* _WHAT NEEDS TO BE DONE_: Skip the pictures. Transcribe the rest of the data below without changing a word.

§ §

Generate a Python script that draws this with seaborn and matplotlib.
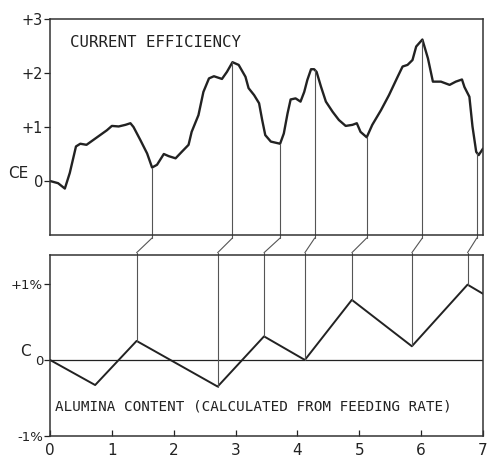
import numpy as np
import pandas as pd
import matplotlib
matplotlib.use("Agg")
import matplotlib.pyplot as plt
from matplotlib.patches import ConnectionPatch
import seaborn as sns

# ---- data ----
time_ce = [0, 0.13, 0.24, 0.32, 0.42, 0.49, 0.59, 0.70, 0.81, 0.92, 1.00, 1.11,
           1.22, 1.30, 1.35, 1.46, 1.57, 1.65, 1.73, 1.84, 1.92, 2.03, 2.13, 2.24,
           2.29, 2.40, 2.48, 2.57, 2.65, 2.78, 2.86, 2.95, 3.05, 3.16, 3.21, 3.30,
           3.38, 3.43, 3.48, 3.57, 3.72, 3.78, 3.84, 3.89, 3.97, 4.05, 4.11, 4.16,
           4.22, 4.27, 4.31, 4.38, 4.46, 4.57, 4.67, 4.78, 4.89, 4.96, 5.02, 5.12,
           5.21, 5.35, 5.48, 5.62, 5.70, 5.78, 5.86, 5.92, 6.02, 6.11, 6.19, 6.32,
           6.46, 6.56, 6.66, 6.70, 6.78, 6.83, 6.89, 6.93, 7.0]
ce = [0, -0.04, -0.14, 0.15, 0.64, 0.69, 0.67, 0.76, 0.85, 0.94, 1.02, 1.01,
      1.04, 1.07, 1.0, 0.76, 0.51, 0.25, 0.30, 0.50, 0.46, 0.42, 0.54, 0.67,
      0.91, 1.22, 1.65, 1.90, 1.94, 1.89, 2.02, 2.20, 2.15, 1.93, 1.72, 1.59,
      1.44, 1.13, 0.85, 0.73, 0.69, 0.88, 1.25, 1.51, 1.53, 1.47, 1.65, 1.87,
      2.07, 2.07, 2.02, 1.75, 1.47, 1.28, 1.13, 1.02, 1.04, 1.07, 0.91, 0.81,
      1.04, 1.31, 1.59, 1.93, 2.12, 2.15, 2.24, 2.49, 2.62, 2.27, 1.84, 1.84,
      1.78, 1.84, 1.88, 1.74, 1.56, 1.01, 0.54, 0.48, 0.60]

time_al = [0, 0.73, 1.40, 2.71, 3.46, 4.12, 4.88, 5.85, 6.75, 7.0]
alumina = [0, -0.33, 0.25, -0.35, 0.31, 0.0, 0.79, 0.18, 0.99, 0.87]

ce_marks = [1.65, 2.95, 3.72, 4.28, 5.12, 6.02, 6.90]
feed_marks = [1.40, 2.71, 3.46, 4.12, 4.88, 5.85, 6.75]

x_ticks = [0, 1, 2, 3, 4, 5, 6, 7]
ce_ticks = [0, 1, 2, 3]
ce_tick_labels = ["0", "+1", "+2", "+3"]
al_ticks = [-1, 0, 1]
al_tick_labels = ["-1%", "0", "+1%"]

# ---- style ----
sns.set_theme(style="white")
plt.rcParams["font.family"] = ["DejaVu Sans"]
ink = "#222222"
thin = "#555555"

fig = plt.figure(figsize=(4.87, 4.58), dpi=100)
W, H = 487, 458
ax1 = fig.add_axes([50 / W, (H - 235) / H, 433 / W, (235 - 19) / H])
ax2 = fig.add_axes([50 / W, (H - 436) / H, 433 / W, (436 - 255) / H])

ce_ylim = (-1.0, 3.0)
al_ylim = (-1.0, 1.38)

df_ce = pd.DataFrame({"t": time_ce, "ce": ce})
df_al = pd.DataFrame({"t": time_al, "al": alumina})

sns.lineplot(data=df_ce, x="t", y="ce", ax=ax1, color=ink, lw=1.7,
             estimator=None, sort=False)
sns.lineplot(data=df_al, x="t", y="al", ax=ax2, color=ink, lw=1.4,
             estimator=None, sort=False)
ax2.axhline(0, color=ink, lw=0.9)

for ax, yl in ((ax1, ce_ylim), (ax2, al_ylim)):
    ax.set_xlim(0, 7)
    ax.set_ylim(*yl)
    ax.set_xlabel("")
    ax.set_ylabel("")
    for s in ax.spines.values():
        s.set_color("#333333")
        s.set_linewidth(1.1)

# vertical marker lines and connectors
ext1 = 0.055
ext2 = 0.03
ce_at = np.interp(ce_marks, time_ce, ce)
al_at = np.interp(feed_marks, time_al, alumina)
for tc, vc, tf, vf in zip(ce_marks, ce_at, feed_marks, al_at):
    ax1.plot([tc, tc], [vc, ce_ylim[0] - ext1], color=thin, lw=0.8, clip_on=False)
    ax2.plot([tf, tf], [vf, al_ylim[1] + ext2], color=thin, lw=0.8, clip_on=False)
    con = ConnectionPatch(xyA=(tc, ce_ylim[0] - ext1), coordsA=ax1.transData,
                          xyB=(tf, al_ylim[1] + ext2), coordsB=ax2.transData,
                          color=thin, lw=0.8)
    fig.add_artist(con)

# ticks
ax1.set_xticks([])
ax1.set_yticks(ce_ticks)
ax1.set_yticklabels(ce_tick_labels)
ax1.tick_params(axis="y", left=True, direction="out", length=4, width=0.9,
                pad=1, labelsize=10.5, colors=ink)

ax2.set_xticks(x_ticks)
ax2.set_xticklabels([str(v) for v in x_ticks])
ax2.tick_params(axis="x", bottom=True, direction="in", length=4, width=0.9,
                pad=5, labelsize=11, colors=ink)
ax2.set_yticks(al_ticks)
ax2.set_yticklabels(al_tick_labels)
ax2.tick_params(axis="y", left=True, direction="out", length=4, width=0.9,
                pad=1, labelsize=9.5, colors=ink)

# texts
mono = "DejaVu Sans Mono"
ax1.text(0.046, 0.889, "CURRENT EFFICIENCY", transform=ax1.transAxes,
         family=mono, fontsize=11.3, color=ink, va="center", ha="left")
ax2.text(0.012, 0.162, "ALUMINA CONTENT (CALCULATED FROM FEEDING RATE)",
         transform=ax2.transAxes, family=mono, fontsize=10.3, color=ink,
         va="center", ha="left")
fig.text(18 / W, (H - 173) / H, "CE", fontsize=11, color=ink,
         ha="center", va="center")
fig.text(25 / W, (H - 351) / H, "C", fontsize=11, color=ink,
         ha="center", va="center")

fig.savefig("out.png", dpi=100, facecolor="white")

§ §

* _EXERCISE RESULT_:
Generate a Python script that draws this with seaborn and matplotlib.
import numpy as np
import pandas as pd
import matplotlib
matplotlib.use("Agg")
import matplotlib.pyplot as plt
from matplotlib.patches import ConnectionPatch
import seaborn as sns

# ---- data ----
time_ce = [0, 0.13, 0.24, 0.32, 0.42, 0.49, 0.59, 0.70, 0.81, 0.92, 1.00, 1.11,
           1.22, 1.30, 1.35, 1.46, 1.57, 1.65, 1.73, 1.84, 1.92, 2.03, 2.13, 2.24,
           2.29, 2.40, 2.48, 2.57, 2.65, 2.78, 2.86, 2.95, 3.05, 3.16, 3.21, 3.30,
           3.38, 3.43, 3.48, 3.57, 3.72, 3.78, 3.84, 3.89, 3.97, 4.05, 4.11, 4.16,
           4.22, 4.27, 4.31, 4.38, 4.46, 4.57, 4.67, 4.78, 4.89, 4.96, 5.02, 5.12,
           5.21, 5.35, 5.48, 5.62, 5.70, 5.78, 5.86, 5.92, 6.02, 6.11, 6.19, 6.32,
           6.46, 6.56, 6.66, 6.70, 6.78, 6.83, 6.89, 6.93, 7.0]
ce = [0, -0.04, -0.14, 0.15, 0.64, 0.69, 0.67, 0.76, 0.85, 0.94, 1.02, 1.01,
      1.04, 1.07, 1.0, 0.76, 0.51, 0.25, 0.30, 0.50, 0.46, 0.42, 0.54, 0.67,
      0.91, 1.22, 1.65, 1.90, 1.94, 1.89, 2.02, 2.20, 2.15, 1.93, 1.72, 1.59,
      1.44, 1.13, 0.85, 0.73, 0.69, 0.88, 1.25, 1.51, 1.53, 1.47, 1.65, 1.87,
      2.07, 2.07, 2.02, 1.75, 1.47, 1.28, 1.13, 1.02, 1.04, 1.07, 0.91, 0.81,
      1.04, 1.31, 1.59, 1.93, 2.12, 2.15, 2.24, 2.49, 2.62, 2.27, 1.84, 1.84,
      1.78, 1.84, 1.88, 1.74, 1.56, 1.01, 0.54, 0.48, 0.60]

time_al = [0, 0.73, 1.40, 2.71, 3.46, 4.12, 4.88, 5.85, 6.75, 7.0]
alumina = [0, -0.33, 0.25, -0.35, 0.31, 0.0, 0.79, 0.18, 0.99, 0.87]

ce_marks = [1.65, 2.95, 3.72, 4.28, 5.12, 6.02, 6.90]
feed_marks = [1.40, 2.71, 3.46, 4.12, 4.88, 5.85, 6.75]

x_ticks = [0, 1, 2, 3, 4, 5, 6, 7]
ce_ticks = [0, 1, 2, 3]
ce_tick_labels = ["0", "+1", "+2", "+3"]
al_ticks = [-1, 0, 1]
al_tick_labels = ["-1%", "0", "+1%"]

# ---- style ----
sns.set_theme(style="white")
plt.rcParams["font.family"] = ["DejaVu Sans"]
ink = "#222222"
thin = "#555555"

fig = plt.figure(figsize=(4.87, 4.58), dpi=100)
W, H = 487, 458
ax1 = fig.add_axes([50 / W, (H - 235) / H, 433 / W, (235 - 19) / H])
ax2 = fig.add_axes([50 / W, (H - 436) / H, 433 / W, (436 - 255) / H])

ce_ylim = (-1.0, 3.0)
al_ylim = (-1.0, 1.38)

df_ce = pd.DataFrame({"t": time_ce, "ce": ce})
df_al = pd.DataFrame({"t": time_al, "al": alumina})

sns.lineplot(data=df_ce, x="t", y="ce", ax=ax1, color=ink, lw=1.7,
             estimator=None, sort=False)
sns.lineplot(data=df_al, x="t", y="al", ax=ax2, color=ink, lw=1.4,
             estimator=None, sort=False)
ax2.axhline(0, color=ink, lw=0.9)

for ax, yl in ((ax1, ce_ylim), (ax2, al_ylim)):
    ax.set_xlim(0, 7)
    ax.set_ylim(*yl)
    ax.set_xlabel("")
    ax.set_ylabel("")
    for s in ax.spines.values():
        s.set_color("#333333")
        s.set_linewidth(1.1)

# vertical marker lines and connectors
ext1 = 0.055
ext2 = 0.03
ce_at = np.interp(ce_marks, time_ce, ce)
al_at = np.interp(feed_marks, time_al, alumina)
for tc, vc, tf, vf in zip(ce_marks, ce_at, feed_marks, al_at):
    ax1.plot([tc, tc], [vc, ce_ylim[0] - ext1], color=thin, lw=0.8, clip_on=False)
    ax2.plot([tf, tf], [vf, al_ylim[1] + ext2], color=thin, lw=0.8, clip_on=False)
    con = ConnectionPatch(xyA=(tc, ce_ylim[0] - ext1), coordsA=ax1.transData,
                          xyB=(tf, al_ylim[1] + ext2), coordsB=ax2.transData,
                          color=thin, lw=0.8)
    fig.add_artist(con)

# ticks
ax1.set_xticks([])
ax1.set_yticks(ce_ticks)
ax1.set_yticklabels(ce_tick_labels)
ax1.tick_params(axis="y", left=True, direction="out", length=4, width=0.9,
                pad=1, labelsize=10.5, colors=ink)

ax2.set_xticks(x_ticks)
ax2.set_xticklabels([str(v) for v in x_ticks])
ax2.tick_params(axis="x", bottom=True, direction="in", length=4, width=0.9,
                pad=5, labelsize=11, colors=ink)
ax2.set_yticks(al_ticks)
ax2.set_yticklabels(al_tick_labels)
ax2.tick_params(axis="y", left=True, direction="out", length=4, width=0.9,
                pad=1, labelsize=9.5, colors=ink)

# texts
mono = "DejaVu Sans Mono"
ax1.text(0.046, 0.889, "CURRENT EFFICIENCY", transform=ax1.transAxes,
         family=mono, fontsize=11.3, color=ink, va="center", ha="left")
ax2.text(0.012, 0.162, "ALUMINA CONTENT (CALCULATED FROM FEEDING RATE)",
         transform=ax2.transAxes, family=mono, fontsize=10.3, color=ink,
         va="center", ha="left")
fig.text(18 / W, (H - 173) / H, "CE", fontsize=11, color=ink,
         ha="center", va="center")
fig.text(25 / W, (H - 351) / H, "C", fontsize=11, color=ink,
         ha="center", va="center")

fig.savefig("out.png", dpi=100, facecolor="white")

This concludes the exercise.